Chicken Soup for the troll
By Mike Braswell
Opinions have been pretty much disallowed since the advent of social media. In fact, 'Opinion' has become a 'dirty word.' People today feel that their opinions are being challenged when exposed to others' ideals. So every week, I cringe when I see my column under the heading of 'Opinion.' The heading 'Opinion' possibly makes some people skip the column entirely.
Opinion: A view or judgment formed about something, not necessarily based on facts or knowledge. If you want to collect insults and even threats, let your opinion be known on Social Media. Everybody has opinions, yet nobody ever wants to hear anyone else's. The problem is that folks have forgotten what an opinion is.
In other words, an opinion is primarily just based on 'feelings.' That is precisely why we all have opinions because we all have feelings. How ironic is it that feelings have been disallowed in this new world of virtual 'friendships?'
True friends are those with whom you can share your feelings without fearing judgment.

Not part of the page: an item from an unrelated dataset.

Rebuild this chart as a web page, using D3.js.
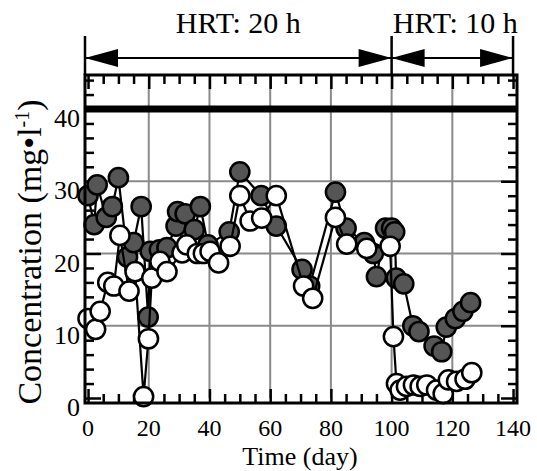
<!DOCTYPE html>
<html><head><meta charset="utf-8">
<script src="https://cdn.jsdelivr.net/npm/d3@7"></script>
<style>body{margin:0;background:#fff}svg{display:block}text{font-family:"Liberation Serif","Times New Roman",serif;fill:#000}</style>
</head><body><svg id="c" width="537" height="471"></svg>
<script>
const grayDays = [0, 2, 3, 6, 8, 10, 13, 15, 17.5, 19.8, 20.5, 23.5, 26, 29, 29.5, 32, 35, 37, 39.5, 46.5, 50, 57, 62, 70.5, 73, 81.5, 85, 91, 94, 95, 98, 100, 101, 101.5, 104, 107, 109, 114, 116.5, 118, 121, 123.5, 126];
const grayVals = [28, 24, 29.5, 25, 26.5, 30.5, 19.5, 21.5, 26.5, 11.2, 20.3, 20.5, 20.8, 23.8, 25.8, 25.5, 23.3, 26.5, 21.2, 23, 31.3, 28, 23.8, 17.8, 15.5, 28.5, 23.5, 21.5, 20, 16.8, 23.5, 23.5, 23, 16.6, 15.8, 10, 9.2, 7.2, 6.4, 9.8, 11, 12, 13.2];
const whiteDays = [0, 2.5, 4, 6.5, 8.5, 10.5, 13.5, 15.5, 18.3, 19.9, 21, 23.7, 26, 31, 32.5, 36, 38, 40.2, 43, 46.8, 50, 53.4, 57.2, 62, 71, 74, 81.5, 85.2, 91.8, 99.5, 100.6, 101.6, 102.8, 104.9, 107.2, 109.4, 111.6, 114.8, 117, 118.7, 121.4, 124.2, 126.4];
const whiteVals = [11, 9.5, 12, 16, 15.5, 22.5, 14.8, 17.5, 0.2, 8.2, 16.6, 18.9, 17.5, 20.1, 21.2, 20, 20, 20.3, 18.7, 21, 28, 24.5, 24.9, 28, 15.5, 13.8, 25, 21.3, 20.7, 21, 8.5, 2, 1.1, 1.6, 1.8, 1.6, 1.8, 1.1, 0.6, 2.5, 2.3, 2.6, 3.5];
const xTicks = [0, 20, 40, 60, 80, 100, 120, 140];
const yTicks = [0, 10, 20, 30, 40];
const influent = 40;
const hrtPeriods = [{label: "HRT: 20 h", from: -1, to: 100}, {label: "HRT: 10 h", from: 100, to: 140}];

const svg = d3.select("#c");
const L = 85, R = 517, T = 75, B = 403;
const x = d3.scaleLinear().domain([-1, 141.3]).range([L, R]);
const y = d3.scaleLinear().domain([0, 40]).range([398, 109]);
y.domain([y.invert(B), y.invert(T)]).range([B, T]);

// grid
const g = svg.append("g");
g.selectAll(".vg").data(xTicks.filter(d => d > 0 && d < 140)).join("line")
  .attr("x1", d => x(d)).attr("x2", d => x(d)).attr("y1", y(0)).attr("y2", T)
  .attr("stroke", "#8a8a8a").attr("stroke-width", 2);
g.selectAll(".hg").data(yTicks.filter(d => d > 0 && d < 40)).join("line")
  .attr("x1", L).attr("x2", R).attr("y1", d => y(d)).attr("y2", d => y(d))
  .attr("stroke", "#8a8a8a").attr("stroke-width", 2);

// ticks (inward) using axes
const xMinor = d3.range(0, 141, 5);
const yMinor = d3.range(0, 45, 2);
function tickLen(isMajor, maj, min){return isMajor ? maj : min;}
const axB = svg.append("g").attr("transform", `translate(0,${B})`)
  .call(d3.axisTop(x).tickValues(xMinor).tickSize(0).tickFormat(""));
axB.select(".domain").remove();
axB.selectAll(".tick line").attr("y2", d => -tickLen(d % 20 === 0, 14, 9)).attr("stroke", "#000").attr("stroke-width", 2.5);
const axT = svg.append("g").attr("transform", `translate(0,${T})`)
  .call(d3.axisBottom(x).tickValues(xMinor).tickSize(0).tickFormat(""));
axT.select(".domain").remove();
axT.selectAll(".tick line").attr("y2", d => tickLen(d % 20 === 0, 14, 9)).attr("stroke", "#000").attr("stroke-width", 2.5);
const axL = svg.append("g").attr("transform", `translate(${L},0)`)
  .call(d3.axisRight(y).tickValues(yMinor).tickSize(0).tickFormat(""));
axL.select(".domain").remove();
axL.selectAll(".tick line").attr("x2", d => tickLen(d % 10 === 0, 16, 9)).attr("stroke", "#000").attr("stroke-width", 2.5);
const axR = svg.append("g").attr("transform", `translate(${R},0)`)
  .call(d3.axisLeft(y).tickValues(yMinor).tickSize(0).tickFormat(""));
axR.select(".domain").remove();
axR.selectAll(".tick line").attr("x2", d => -tickLen(d % 10 === 0, 16, 9)).attr("stroke", "#000").attr("stroke-width", 2.5);

// influent line
svg.append("line").attr("x1", L).attr("x2", R).attr("y1", y(influent)).attr("y2", y(influent))
  .attr("stroke", "#000").attr("stroke-width", 7);

// series
const gray = grayDays.map((d, i) => [d, grayVals[i]]);
const white = whiteDays.map((d, i) => [d, whiteVals[i]]);
const line = d3.line().x(d => x(d[0])).y(d => y(d[1]));
function drawSeries(data, fill){
  svg.append("path").attr("d", line(data)).attr("fill", "none").attr("stroke", "#000").attr("stroke-width", 2.2);
  svg.append("g").selectAll("circle").data(data).join("circle")
    .attr("cx", d => x(d[0])).attr("cy", d => y(d[1])).attr("r", 9.6)
    .attr("fill", fill).attr("stroke", "#000").attr("stroke-width", 2.5);
}
drawSeries(gray, "#555");
drawSeries(white, "#fff");

// frame
svg.append("rect").attr("x", L).attr("y", T).attr("width", R - L).attr("height", B - T)
  .attr("fill", "none").attr("stroke", "#000").attr("stroke-width", 3);

// tick labels
svg.append("g").selectAll("text").data(xTicks).join("text")
  .attr("x", d => x(d)).attr("y", 436).attr("text-anchor", "middle").attr("font-size", 24).text(d => d);
svg.append("g").selectAll("text").data(yTicks).join("text")
  .attr("x", 80).attr("y", d => y(d) + 9).attr("dy", "0.35em").attr("text-anchor", "end").attr("font-size", 26).text(d => d);

// titles
svg.append("text").attr("x", 300).attr("y", 465).attr("text-anchor", "middle").attr("font-size", 26).text("Time (day)");
const yt = svg.append("text").attr("transform", "translate(41,252) rotate(-90)").attr("text-anchor", "middle").attr("font-size", 34);
yt.append("tspan").text("Concentration (mg•l");
yt.append("tspan").attr("font-size", 20).attr("dy", -12).text("-1");
yt.append("tspan").attr("dy", 12).text(")");

// HRT arrows
const ay = 58, ah = 33, aw = 9;
const hg = svg.append("g");
const bounds = [-1, 100, 140];
hg.selectAll(".vb").data(bounds).join("line")
  .attr("x1", d => x(d)).attr("x2", d => x(d)).attr("y1", 36).attr("y2", T)
  .attr("stroke", "#000").attr("stroke-width", 2.5);
hrtPeriods.forEach(p => {
  const a = x(p.from), b = x(p.to);
  hg.append("line").attr("x1", a).attr("x2", b).attr("y1", ay).attr("y2", ay).attr("stroke", "#000").attr("stroke-width", 2);
  hg.append("path").attr("d", `M${a},${ay}L${a + ah},${ay - aw}L${a + ah},${ay + aw}Z`).attr("fill", "#000");
  hg.append("path").attr("d", `M${b},${ay}L${b - ah},${ay - aw}L${b - ah},${ay + aw}Z`).attr("fill", "#000");
  hg.append("text").attr("x", (a + b) / 2 + (p.to === 140 ? 3 : 0)).attr("y", 33).attr("text-anchor", "middle").attr("font-size", 30).text(p.label);
});
</script></body></html>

The word 'social' originates from the Latin, 'socialis' which translates as 'allied or friend.' Well, let your feelings be known on social media platforms, and you will be attacked and ridiculed by those who think it is a crime to have any opinion other than their own. That sounds different from the definition of a friend. 'Troll' is the word that comes to mind. An internet troll is someone who searches for comments so that they can get you embroiled in an argument.
The ability to 'agree to disagree' has vanished from society. I recall one thread on Facebook that I followed once. “I Like fried chicken. It tastes so good," was the original post, accompanied by a picture that made my mouth water. The very first response was, "You are a murderer if you eat animals." It escalated rapidly until the animal rights chicken lover threatened to do away with the KFC chicken lover. She even threatened to "pluck you and throw you in hot grease." They both loved chickens in their own way, yet they could not allow the other to share their love for the tasty birds. In my attempt to lighten up the discussion, I butted in. Of course, that was a mistake. "I think that you both have fowl attitudes." That's what I posted, hoping that the two adversaries would see how ridiculous they were being.
I am unsure if my play on words didn't go over their heads, but I am sure they united briefly to insult me. Of course, they then returned to the escalation of the great poultry debate. Both of them cackled on about their opinions without a measure of empathy for the other's ideals. One would come up with some supposed fact and then crow about how right they were and how wrong the other was. They kept pecking at each other until I was sure that a physical confrontation was about to occur as each one kept knocking the other off the roost with their 'facts.' I finally got bored of being inside on a computer and flew the coop. I hope they ultimately buried the hatchet and gave up their paltry poultry battle. If not, both may have ended up in the soup.
Our opinions are ours, and forcing them on others is undoubtedly not the right thing to do. To discuss them rationally is fine, but as humans, we communicate best when we are face to face. It is too easy to say something out of frustration when staring at a screen like a zombie. Opinions are based primarily on feelings, and if we are to lose the ability to share our feelings, then we are destined to be taken over by teams of Artificial Intelligence based beings at some point. Our feelings and our opinions are currently the only saving grace for humans. So, don't make it so that people are too chicken to tell one another what they think. Opinions are not wrong or right. They are just opinions. The only person that can change your opinion is yourself. So if you try to change another's opinion, you might lay an egg. It's not worth letting feathers fly to prove you are right when there is no such thing as a right or wrong opinion. Don't let a little 'biddy' feeling hatch a considerable resentment. It's best to stay out of hot water.